It’s been more than 40 years since Martin Luther King was assassinated, which seems like a long time without much cinematic
interest in his life. If you’ve been waiting, however, the new movie “Selma” has made it worth it. As the title suggests, it isn’t so much a biopic as it is a narrower examination of the man through his handling of a singular struggle, that being the securing of voting rights for African Americans in the South in the mid 1960’s. Selma, Alabama was the head-end of a march to the state’s capital, Montgomery , in pursuit of that goal, and where TV cameras were rolling on some of the worst anti-Civil Rights violence of the era.
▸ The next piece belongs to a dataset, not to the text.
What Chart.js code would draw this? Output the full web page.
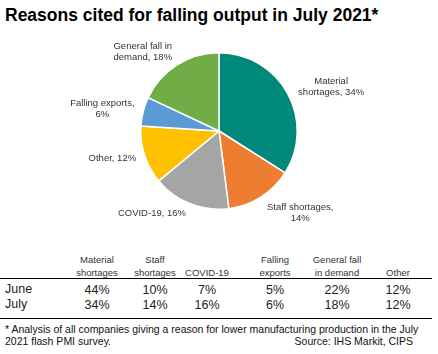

The outrage generated led directly to the passage of the Voting Rights Acts, weeks later.
Called upon to capture the person of King here is David Oyellowo , who without looking much like King, captures his essence, and especially his oratory. After some stage-setting, Oprah Winfrey’s character, Annie Lee Cooper, opens the movie, as she is prevented from registering to vote by a racist clerk with a literacy test, in as succinct a set-up scene as any movie, ever. One of the things that enhances “Selma” is the interleaving of the behind-the-scenes politicking, much like in 2012’s “Lincoln, “ that we know now was integral to the eventual outcome. Tom Wilkenson plays President Johnson in these machinations , and whether his calculating nature is over- or under-played here is a matter for historians to debate; dramatically speaking, his torment is palpable. Whether you lived thru the era, and can use some triumphalist nostalgia, or are younger and want know more about this time, “Selma” is for you. Sadly, its relevance is enhanced by current efforts to roll back some of what was accomplished.